Did you know that the game of darts is 700 years old? It’s hard to imagine medieval knights throwing darts in suits of armor, but that’s not too far from the truth. In the 1300s, it’s thought that bored soldiers would compete by throwing the tips of their arrows or spearheads at the bottom of emptied wine casks. When wine barrels weren’t available, they started using a cross-section of a tree as the target. The tree rings, and cracks that formed when the wood dried, formed sections the soldiers would aim for, much like a modern dartboard.
The rules of the game
Over the next 500 years, the game spread up through the classes and across England. In fact, it’s rumored that King Henry VIII was gifted an elaborate set of darts from Anne Boleyn. In 1896, a carpenter named Brian Gamlin invented the numbering system we know today, which wedges higher-value numbers between much lower ones, making it difficult to garner a good score.

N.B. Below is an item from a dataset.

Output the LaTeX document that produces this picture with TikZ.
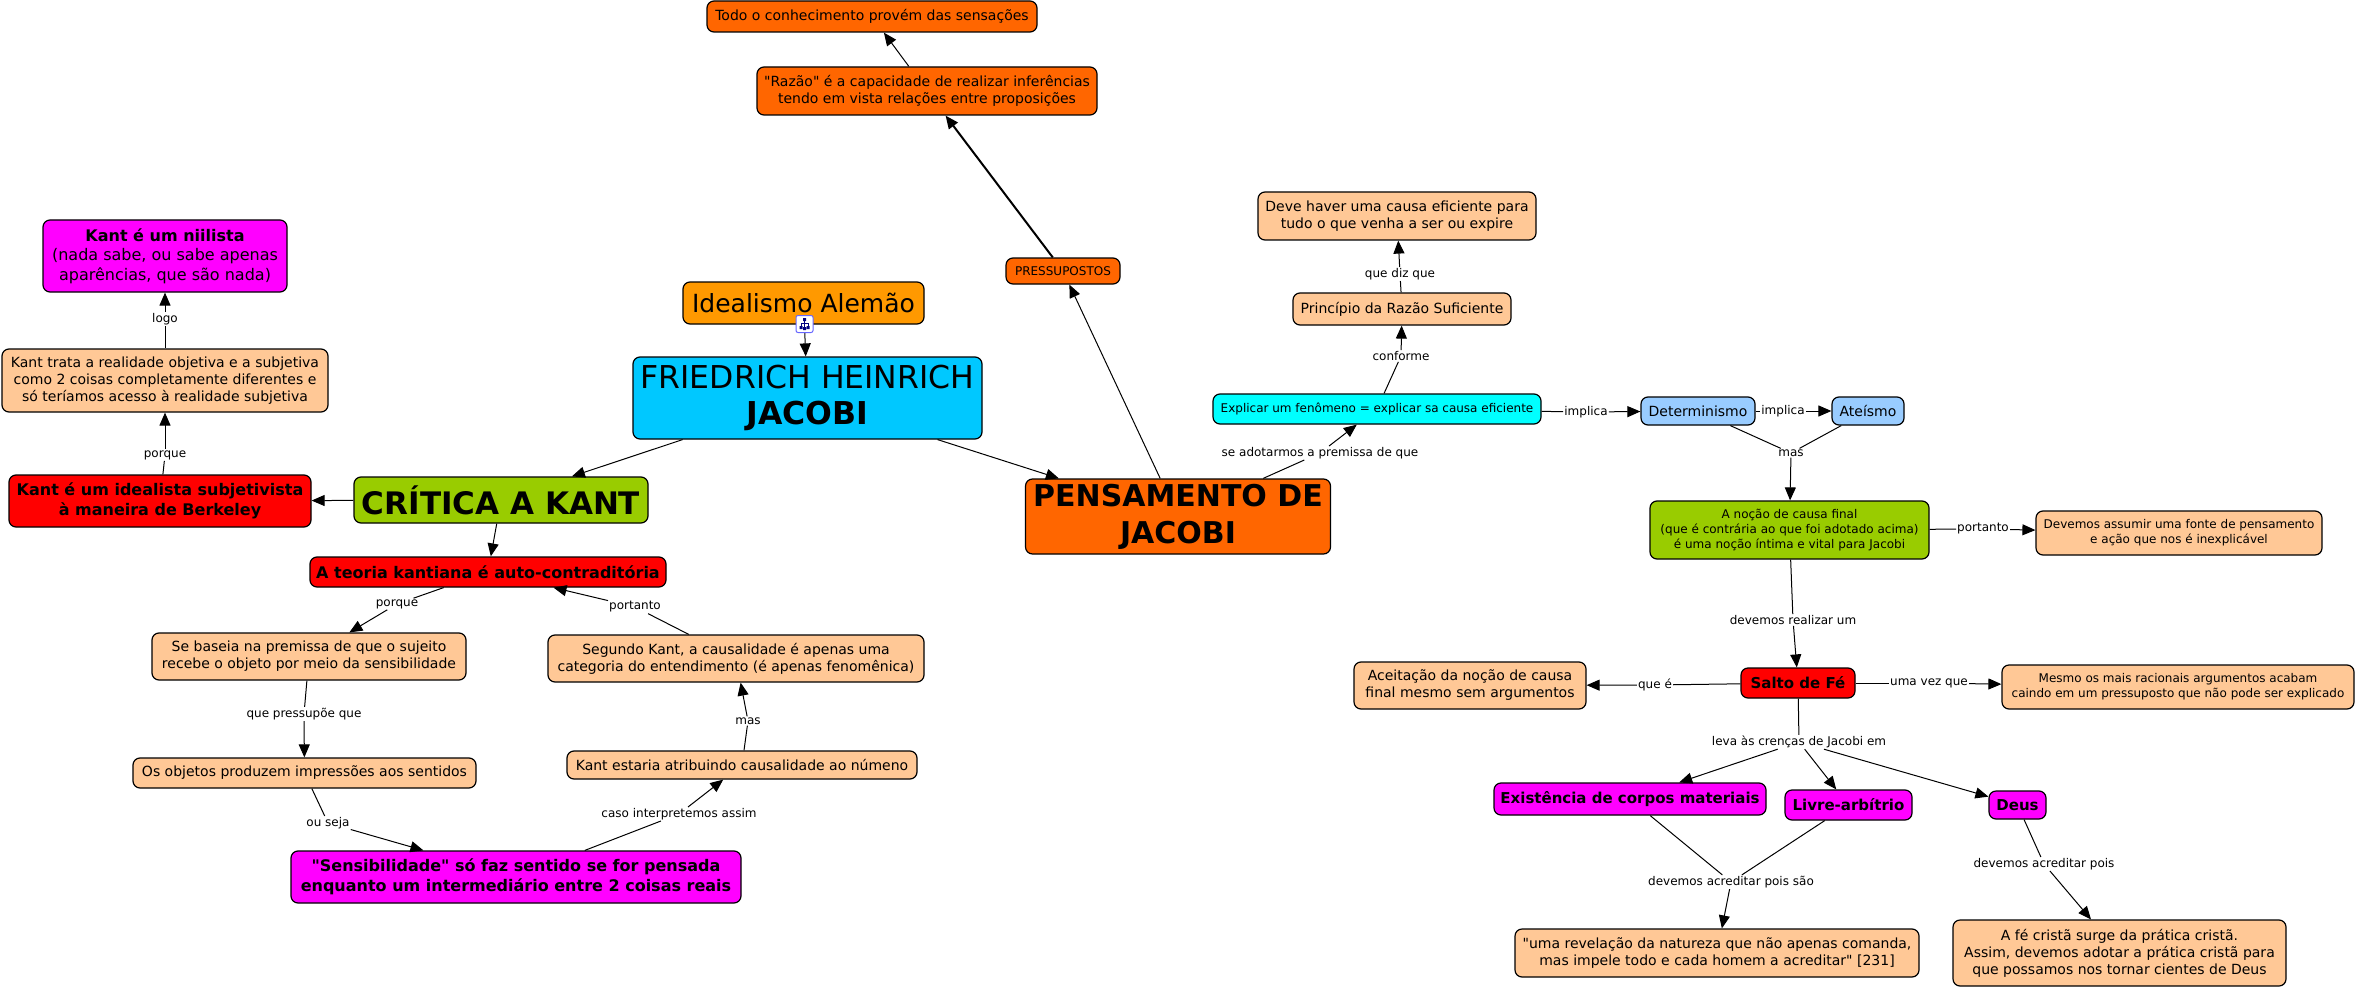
\documentclass[tikz,border=0pt]{standalone}
\usepackage{fontspec}
\setmainfont{DejaVu Sans}[Ligatures=TeXOff]
\usetikzlibrary{arrows.meta}
\definecolor{peach}{HTML}{FFC896}
\definecolor{laranja}{HTML}{FF6600}
\definecolor{ambar}{HTML}{FF9900}
\definecolor{azul}{HTML}{00C8FF}
\definecolor{celeste}{HTML}{99CCFF}
\definecolor{verde}{HTML}{99CC00}
\definecolor{rosa}{HTML}{FF00FF}
\definecolor{ciano}{HTML}{00FFFF}
\tikzset{
  box/.style={draw=black,line width=1.2pt,rounded corners=7pt,align=center,inner sep=0pt,text=black,
    font=\fontsize{14}{17}\selectfont},
  small/.style={font=\fontsize{12}{14.7}\selectfont},
  strong/.style={font=\fontsize{16}{19.5}\selectfont\bfseries},
  medium/.style={font=\fontsize{15}{18}\selectfont\bfseries},
  huge/.style={font=\fontsize{31.5}{36.5}\selectfont},
  lab/.style={fill=white,inner sep=1pt,text=black,font=\fontsize{12}{14}\selectfont},
  link/.style={line width=1pt},
  arr/.style={line width=1pt,-{Triangle[length=13pt,width=11pt]}},
}
\begin{document}
\begin{tikzpicture}[x=1pt,y=-1pt]
  \useasboundingbox (0,0) rectangle (2356,987);
  %centro
  \node[box,fill=ambar,font=\fontsize{25}{30}\selectfont,minimum width=241pt,minimum height=42pt] (idealismo) at (803.5,303) {Idealismo Alemão};
  \node[box,huge,fill=azul,minimum width=349pt,minimum height=82pt] (friedrich) at (807.5,398) {FRIEDRICH HEINRICH\\\textbf{JACOBI}};
  \node[box,fill=verde,font=\fontsize{31}{36}\selectfont\bfseries,minimum width=294pt,minimum height=46pt] (critica) at (501,500) {CRÍTICA A KANT};
  \node[box,fill=laranja,font=\fontsize{30}{37}\selectfont\bfseries,minimum width=305pt,minimum height=75pt] (pensamento) at (1178,516.5) {PENSAMENTO DE\\JACOBI};
  %esquerda
  \node[box,fill=rosa,font=\fontsize{16}{19.5}\selectfont,minimum width=244pt,minimum height=72pt] (niilista) at (165,256) {\textbf{Kant é um niilista}\\(nada sabe, ou sabe apenas\\aparências, que são nada)};
  \node[box,fill=peach,minimum width=326pt,minimum height=63pt] (kanttrata) at (165,380.5) {Kant trata a realidade objetiva e a subjetiva\\como 2 coisas completamente diferentes e\\só teríamos acesso à realidade subjetiva};
  \node[box,strong,fill=red,minimum width=302pt,minimum height=52pt] (idealista) at (160,501) {Kant é um idealista subjetivista\\à maneira de Berkeley};
  \node[box,strong,fill=red,minimum width=356pt,minimum height=30pt] (teoria) at (488,572) {A teoria kantiana é auto-contraditória};
  \node[box,fill=peach,minimum width=314pt,minimum height=47pt] (sebaseia) at (309,656.5) {Se baseia na premissa de que o sujeito\\recebe o objeto por meio da sensibilidade};
  \node[box,fill=peach,minimum width=376pt,minimum height=47pt] (segundo) at (736,658.5) {Segundo Kant, a causalidade é apenas uma\\categoria do entendimento (é apenas fenomênica)};
  \node[box,fill=peach,minimum width=343pt,minimum height=30pt] (objetos) at (304.5,773) {Os objetos produzem impressões aos sentidos};
  \node[box,fill=peach,minimum width=350pt,minimum height=28pt] (estaria) at (742,765) {Kant estaria atribuindo causalidade ao númeno};
  \node[box,strong,fill=rosa,minimum width=450pt,minimum height=52pt] (sensibilidade) at (516,877) {"Sensibilidade" só faz sentido se for pensada\\enquanto um intermediário entre 2 coisas reais};
  %topo
  \node[box,fill=laranja,minimum width=330pt,minimum height=31pt] (todo) at (872,16.5) {Todo o conhecimento provém das sensações};
  \node[box,fill=laranja,minimum width=340pt,minimum height=48pt] (razao) at (927,91) {"Razão" é a capacidade de realizar inferências\\tendo em vista relações entre proposições};
  \node[box,small,fill=laranja,minimum width=114pt,minimum height=26pt] (pressupostos) at (1063,271) {PRESSUPOSTOS};
  %direita
  \node[box,fill=peach,minimum width=278pt,minimum height=48pt] (devehaver) at (1397,216) {Deve haver uma causa eficiente para\\tudo o que venha a ser ou expire};
  \node[box,fill=peach,minimum width=218pt,minimum height=32pt] (principio) at (1402,309) {Princípio da Razão Suficiente};
  \node[box,small,fill=ciano,minimum width=328pt,minimum height=30pt] (explicar) at (1377,409) {Explicar um fenômeno = explicar sa causa eficiente};
  \node[box,fill=celeste,minimum width=114pt,minimum height=28pt] (determinismo) at (1698,411) {Determinismo};
  \node[box,fill=celeste,minimum width=72pt,minimum height=28pt] (ateismo) at (1868,411) {Ateísmo};
  \node[box,small,fill=verde,minimum width=279pt,minimum height=58pt] (nocao) at (1789.5,530) {A noção de causa final\\(que é contrária ao que foi adotado acima)\\é uma noção íntima e vital para Jacobi};
  \node[box,small,fill=peach,minimum width=286pt,minimum height=44pt] (assumir) at (2179,533) {Devemos assumir uma fonte de pensamento\\e ação que nos é inexplicável};
  \node[box,fill=peach,minimum width=232pt,minimum height=47pt] (aceitacao) at (1470,685.5) {Aceitação da noção de causa\\final mesmo sem argumentos};
  \node[box,medium,fill=red,minimum width=114pt,minimum height=30pt] (salto) at (1798,683) {Salto de Fé};
  \node[box,small,fill=peach,minimum width=352pt,minimum height=44pt] (mesmo) at (2178,687) {Mesmo os mais racionais argumentos acabam\\caindo em um pressuposto que não pode ser explicado};
  \node[box,medium,fill=rosa,minimum width=272pt,minimum height=32pt] (existencia) at (1630,799) {Existência de corpos materiais};
  \node[box,medium,fill=rosa,minimum width=127pt,minimum height=30pt] (livre) at (1848.5,805) {Livre-arbítrio};
  \node[box,medium,fill=rosa,minimum width=57pt,minimum height=28pt] (deus) at (2017.5,805) {Deus};
  \node[box,fill=peach,minimum width=404pt,minimum height=48pt] (revelacao) at (1717,953) {"uma revelação da natureza que não apenas comanda,\\mas impele todo e cada homem a acreditar" [231]};
  \node[box,fill=peach,minimum width=333pt,minimum height=66pt] (afe) at (2119.5,953) {A fé cristã surge da prática cristã.\\Assim, devemos adotar a prática cristã para\\que possamos nos tornar cientes de Deus};
  %rotulos
  \node[lab] (logo) at (165,319) {logo};
  \node[lab] (porquea) at (165,455) {porque};
  \node[lab] (porqueb) at (397,604) {porque};
  \node[lab] (portantoa) at (635,607) {portanto};
  \node[lab] (pressupoe) at (304,714) {que pressupõe que};
  \node[lab] (masa) at (748,721) {mas};
  \node[lab] (ouseja) at (328,823) {ou seja};
  \node[lab] (caso) at (679,814) {caso interpretemos assim};
  \node[lab] (adotarmos) at (1320,453) {se adotarmos a premissa de que};
  \node[lab] (conforme) at (1401,356) {conforme};
  \node[lab] (diz) at (1400,274) {que diz que};
  \node[lab] (implicaa) at (1586,412) {implica};
  \node[lab] (implicab) at (1783,411) {implica};
  \node[lab] (masb) at (1791,453) {mas};
  \node[lab] (portantob) at (1983,529) {portanto};
  \node[lab] (realizar) at (1793,620) {devemos realizar um};
  \node[lab] (quee) at (1655,685) {que é};
  \node[lab] (umavez) at (1929,683) {uma vez que};
  \node[lab] (leva) at (1799,742) {leva às crenças de Jacobi em};
  \node[lab] (poissao) at (1731,882) {devemos acreditar pois são};
  \node[lab] (pois) at (2044,864) {devemos acreditar pois};
  %ligacoes
  \draw[arr] (idealismo) -- (friedrich);
  \draw[arr] (friedrich) -- (critica);
  \draw[arr] (friedrich) -- (pensamento);
  \draw[arr] (critica) -- (idealista);
  \draw[arr] (critica) -- (teoria);
  \draw[link] (idealista) -- (porquea);
  \draw[arr] (porquea) -- (kanttrata);
  \draw[link] (kanttrata) -- (logo);
  \draw[arr] (logo) -- (niilista);
  \draw[link] (teoria) -- (porqueb);
  \draw[arr] (porqueb) -- (sebaseia);
  \draw[link] (sebaseia) -- (pressupoe);
  \draw[arr] (pressupoe) -- (objetos);
  \draw[link] (objetos) -- (ouseja);
  \draw[arr] (ouseja) -- (sensibilidade);
  \draw[link] (sensibilidade) -- (caso);
  \draw[arr] (caso) -- (estaria);
  \draw[link] (estaria) -- (masa);
  \draw[arr] (masa) -- (segundo);
  \draw[link] (segundo) -- (portantoa);
  \draw[arr] (portantoa) -- (teoria);
  \draw[arr] (pensamento) -- (pressupostos);
  \draw[arr,line width=2pt] (pressupostos) -- (razao);
  \draw[arr] (razao) -- (todo);
  \draw[link] (pensamento) -- (adotarmos);
  \draw[arr] (adotarmos) -- (explicar);
  \draw[link] (explicar) -- (conforme);
  \draw[arr] (conforme) -- (principio);
  \draw[link] (principio) -- (diz);
  \draw[arr] (diz) -- (devehaver);
  \draw[link] (explicar) -- (implicaa);
  \draw[arr] (implicaa) -- (determinismo);
  \draw[link] (determinismo) -- (implicab);
  \draw[arr] (implicab) -- (ateismo);
  \draw[link] (determinismo) -- (masb);
  \draw[link] (ateismo) -- (masb);
  \draw[arr] (masb) -- (nocao);
  \draw[link] (nocao) -- (portantob);
  \draw[arr] (portantob) -- (assumir);
  \draw[link] (nocao) -- (realizar);
  \draw[arr] (realizar) -- (salto);
  \draw[link] (salto) -- (quee);
  \draw[arr] (quee) -- (aceitacao);
  \draw[link] (salto) -- (umavez);
  \draw[arr] (umavez) -- (mesmo);
  \draw[link] (salto) -- (leva);
  \draw[arr] (leva) -- (existencia);
  \draw[arr] (leva) -- (livre);
  \draw[arr] (leva) -- (deus);
  \draw[link] (existencia) -- (poissao);
  \draw[link] (livre) -- (poissao);
  \draw[arr] (poissao) -- (revelacao);
  \draw[link] (deus) -- (pois);
  \draw[arr] (pois) -- (afe);
  %icone
  \node[draw=blue!60!white,fill=white,line width=1pt,rounded corners=2pt,minimum size=17pt,inner sep=0pt] (icone) at (804.5,324) {};
  \draw[blue!50!black,line width=0.8pt] (801,326) -- (801,323) -- (808,323) -- (808,326) (804.5,320) -- (804.5,329);
  \fill[blue!50!black] (803,318) rectangle (806,321) (799.5,326) rectangle (802.5,329) (803,327) rectangle (806,330) (806.5,326) rectangle (809.5,329);
\end{tikzpicture}
\end{document}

The first organized tournaments
In 1924, the National Darts Association was established, and organized tournaments began popping up. The News of the World newspaper hosted a competition in London in 1927, which became increasingly popular in England through the 1930s. In fact, during the 1938-39 season, 280,000 people entered the tournament, and it remained the most popular darts competition until the 1990s. During the tournament’s peak popularity, another U.K. newspaper — The People — founded its own championship tournament.
The spread of darts during WWII
Though tournaments were paused during the Second World War, darts remained as popular as ever with soldiers — much like the soldiers of the 1300s. The game quickly spread to American troops, and darts became standard with most military sports packs. After the war, Americans brought the game back to the states where it was widely embraced.
Though the National Darts Association didn’t reemerge after the war, both The News of the World and The People reopened their tournaments. Many tried to form another governing organization, but none were successful until The People supported the formation of the National Darts Association of Great Britain in 1954.
Television and rising stars
Darts got a boost in 1962 when the Westward TV Invitational was broadcasted on television. The game’s popularity spread across the globe, and during the 1970s and ‘80s, the first darts “stars” emerged, with many becoming household names.
In 1973, the British Darts Organisation (BDO) was formed and held the first World Professional Darts Championship five years later.
A crack in the foundation
Unfortunately, in 1992, several big names were unhappy with the way the BDO was running tournaments so they split from the organization, forming the World Darts Council — today known as the Professional Darts Corporation. Today, both organizations run high-caliber competitions, including a yearly world championship.
Are you ready to be a part of darts history? Find a dartboard near you and start practicing for a world championship.